Thanks for sharing all of the info!


----------



## Wcben (Jan 21, 2013)

Very cool!  What year do you believe your Racycle is?


----------



## j morgan (Jan 22, 2013)

*racycle*





When you get the big chainring nickeled they look great.  I was guessing mine to be about 1907 give or take a year or two.  
James


----------



## fat tire trader (Jan 22, 2013)

Unfortunately, I only have one Racycle catalog. If the seat and handlebars on mine are original, then I think it is from the teens. I do not know when Miami stopped producing Racycles.
Thanks,
Chris


Wcben said:


> Very cool!  What year do you believe your Racycle is?


----------



## Larmo63 (Jan 24, 2013)

I'm in Tahiti and a bit at a loss internet-wise, but..... the Racycle story goes

a little cold at the end of their production. I don't know what year they went 

kaput, but the name was sold to Westfield at some point in the late 19-teens.
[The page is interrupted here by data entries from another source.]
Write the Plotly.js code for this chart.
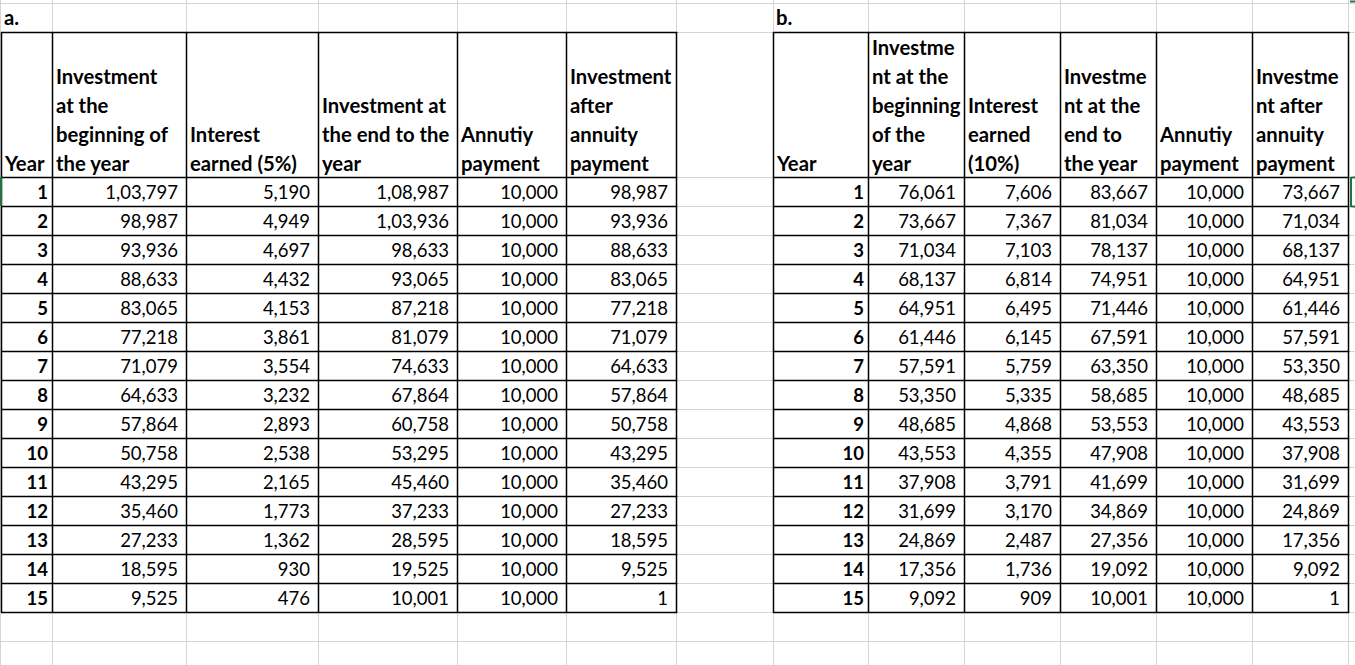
<!DOCTYPE html>
<html><head><meta charset="utf-8">
<script src="https://cdn.plot.ly/plotly-3.0.1.min.js"></script>
<style>html,body{margin:0;padding:0;background:#fff;overflow:hidden}#chart{width:1355px;height:665px}</style>
</head><body><div id="chart"></div>
<script>
// ---------- DATA ----------
const years = [1,2,3,4,5,6,7,8,9,10,11,12,13,14,15];

// a. (5%)
const aBegin    = [103797,98987,93936,88633,83065,77218,71079,64633,57864,50758,43295,35460,27233,18595,9525];
const aInterest = [5190,4949,4697,4432,4153,3861,3554,3232,2893,2538,2165,1773,1362,930,476];
const aEnd      = [108987,103936,98633,93065,87218,81079,74633,67864,60758,53295,45460,37233,28595,19525,10001];
const aAnnuity  = [10000,10000,10000,10000,10000,10000,10000,10000,10000,10000,10000,10000,10000,10000,10000];
const aAfter    = [98987,93936,88633,83065,77218,71079,64633,57864,50758,43295,35460,27233,18595,9525,1];

// b. (10%)
const bBegin    = [76061,73667,71034,68137,64951,61446,57591,53350,48685,43553,37908,31699,24869,17356,9092];
const bInterest = [7606,7367,7103,6814,6495,6145,5759,5335,4868,4355,3791,3170,2487,1736,909];
const bEnd      = [83667,81034,78137,74951,71446,67591,63350,58685,53553,47908,41699,34869,27356,19092,10001];
const bAnnuity  = [10000,10000,10000,10000,10000,10000,10000,10000,10000,10000,10000,10000,10000,10000,10000];
const bAfter    = [73667,71034,68137,64951,61446,57591,53350,48685,43553,37908,31699,24869,17356,9092,1];

const headersA = [["Year"],["Investment","at the","beginning of","the year"],["Interest","earned (5%)"],["Investment at","the end to the","year"],["Annutiy","payment"],["Investment","after","annuity","payment"]];
const headersB = [["Year"],["Investme","nt at the","beginning","of the","year"],["Interest","earned","(10%)"],["Investme","nt at the","end to","the year"],["Annutiy","payment"],["Investme","nt after","annuity","payment"]];
const sectionLabels = ["a.","b."];

// ---------- LAYOUT GEOMETRY ----------
const W = 1355, H = 665;
const colsA = [1,52,186,318,457,566,676];
const colsB = [773,868,964,1060,1156,1252,1348];
const gridCols = [0,52,186,318,457,566,676,773,868,964,1060,1156,1252,1348];
const ROW_H = 29, TOP = 3, HEAD_TOP = 32, HEAD_BOT = 177, NROWS = 15;
const TXT_DY = 3;
const FONT = 'Lato, "Open Sans", sans-serif';
const FS = 18.5;      // numbers
const FS_HEAD = 20.3; // bold header text

function fmtIN(n){
  const s = String(Math.round(n));
  if (s.length <= 3) return s;
  const last3 = s.slice(-3);
  const rest = s.slice(0,-3).replace(/\B(?=(\d{2})+(?!\d))/g, ",");
  return rest + "," + last3;
}
const rowY = i => HEAD_BOT + ROW_H*i + ROW_H/2 + TXT_DY;

const traces = [];
function addTable(cols, cols5, headers, label){
  traces.push({type:'scatter', mode:'text', x:[cols[0]+3], y:[TOP+ROW_H/2+TXT_DY-1], text:[label],
    textposition:'middle right', textfont:{family:FONT,size:FS_HEAD,color:'#000',weight:'bold'}, hoverinfo:'skip', showlegend:false, cliponaxis:false});
  headers.forEach((lines,c)=>{
    const n = lines.length;
    traces.push({type:'scatter', mode:'text',
      x: lines.map(()=>cols[c]+4),
      y: lines.map((_,j)=>HEAD_BOT - ROW_H*(n-j) + ROW_H/2 + TXT_DY),
      text: lines, textposition:'middle right',
      textfont:{family:FONT,size:FS_HEAD,color:'#000',weight:'bold'}, hoverinfo:'skip', showlegend:false, cliponaxis:false});
  });
  traces.push({type:'scatter', mode:'text',
    x: years.map(()=>cols[1]-4), y: years.map((_,i)=>rowY(i)),
    text: years.map(String), textposition:'middle left',
    textfont:{family:FONT,size:FS,color:'#000',weight:'bold'}, hoverinfo:'skip', showlegend:false, cliponaxis:false});
  cols5.forEach((arr,c)=>{
    traces.push({type:'scatter', mode:'text',
      x: arr.map(()=>cols[c+2]-8), y: arr.map((_,i)=>rowY(i)),
      text: arr.map(fmtIN), textposition:'middle left',
      textfont:{family:FONT,size:FS,color:'#000'}, hoverinfo:'skip', showlegend:false, cliponaxis:false});
  });
}
addTable(colsA, [aBegin,aInterest,aEnd,aAnnuity,aAfter], headersA, sectionLabels[0]);
addTable(colsB, [bBegin,bInterest,bEnd,bAnnuity,bAfter], headersB, sectionLabels[1]);

// ---------- SHAPES ----------
const shapes = [];
const GRID = '#d4d4d4';
function ln(x0,y0,x1,y1,color,w){ shapes.push({type:'line',xref:'x',yref:'y',x0,y0,x1,y1,line:{color,width:w},layer:'below'}); }
gridCols.forEach(x=>ln(x+0.5,0,x+0.5,H,GRID,1));
const gridRows = [TOP, HEAD_TOP];
for(let k=0;k<=NROWS+2;k++) gridRows.push(HEAD_BOT + ROW_H*k);
gridRows.forEach(y=>ln(0,y+0.5,W,y+0.5,GRID,1));
shapes.push({type:'rect',xref:'x',yref:'y',x0:colsA[6]+1.5,x1:colsB[0]-0.5,y0:HEAD_TOP+1.5,y1:HEAD_BOT-0.5,fillcolor:'#fff',line:{width:0},layer:'below'});
function borders(cols){
  const yBot = HEAD_BOT + ROW_H*NROWS;
  cols.forEach(x=>ln(x+0.5,HEAD_TOP,x+0.5,yBot+0.75,'#000',1.5));
  ln(cols[0],HEAD_TOP+0.5,cols[6]+1.25,HEAD_TOP+0.5,'#000',1.5);
  for(let k=0;k<=NROWS;k++) ln(cols[0],HEAD_BOT+ROW_H*k+0.5,cols[6]+1.25,HEAD_BOT+ROW_H*k+0.5,'#000',1.5);
}
borders(colsA); borders(colsB);
const GREEN = '#217346';
ln(1,HEAD_BOT,1,HEAD_BOT+ROW_H,GREEN,2);
ln(1351,HEAD_BOT,1351,HEAD_BOT+ROW_H+1,GREEN,2);
ln(1351,HEAD_BOT+0.5,W,HEAD_BOT+0.5,GREEN,2);
ln(1351,HEAD_BOT+ROW_H+0.5,W,HEAD_BOT+ROW_H+0.5,GREEN,2);
ln(1350,1.5,W,1.5,GREEN,2);

const layout = {
  width:W, height:H, margin:{l:0,r:0,t:0,b:0,pad:0},
  paper_bgcolor:'#fff', plot_bgcolor:'#fff',
  xaxis:{range:[0,W], visible:false, fixedrange:true},
  yaxis:{range:[H,0], visible:false, fixedrange:true},
  showlegend:false, hovermode:false, shapes
};
Plotly.newPlot('chart', traces, layout, {staticPlot:true, displayModeBar:false});
</script></body></html>
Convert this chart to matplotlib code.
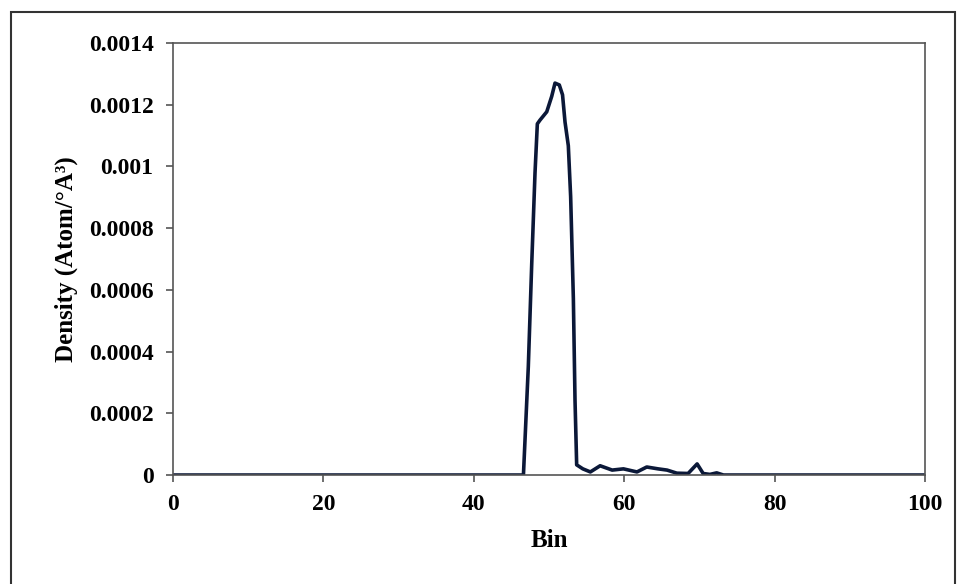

I wish there was more knowledge about this beloved bicycle brand. In the 

early part of the 20th century, they appear to have been one of the top brands 

if not THE top respected bicycle manufacturers.


----------



## GiovanniLiCalsi (Jan 24, 2013)

Very nice catalog Chris.
Are you ever going to go on a group ride on the Racycle?
I would like to see what it's like riding this iconic bike.


----------



## fat tire trader (Jan 25, 2013)

Hopefully, someday, I will have my Racycle restored and ride-able. There are a few bicycles ahead of it, which I will restore first.


----------



## Wcben (Mar 8, 2014)

Any chance you could repost that 1903 catalog, I have been trying to view it and can't!  That's the one catalog I'd really like to see!!


----------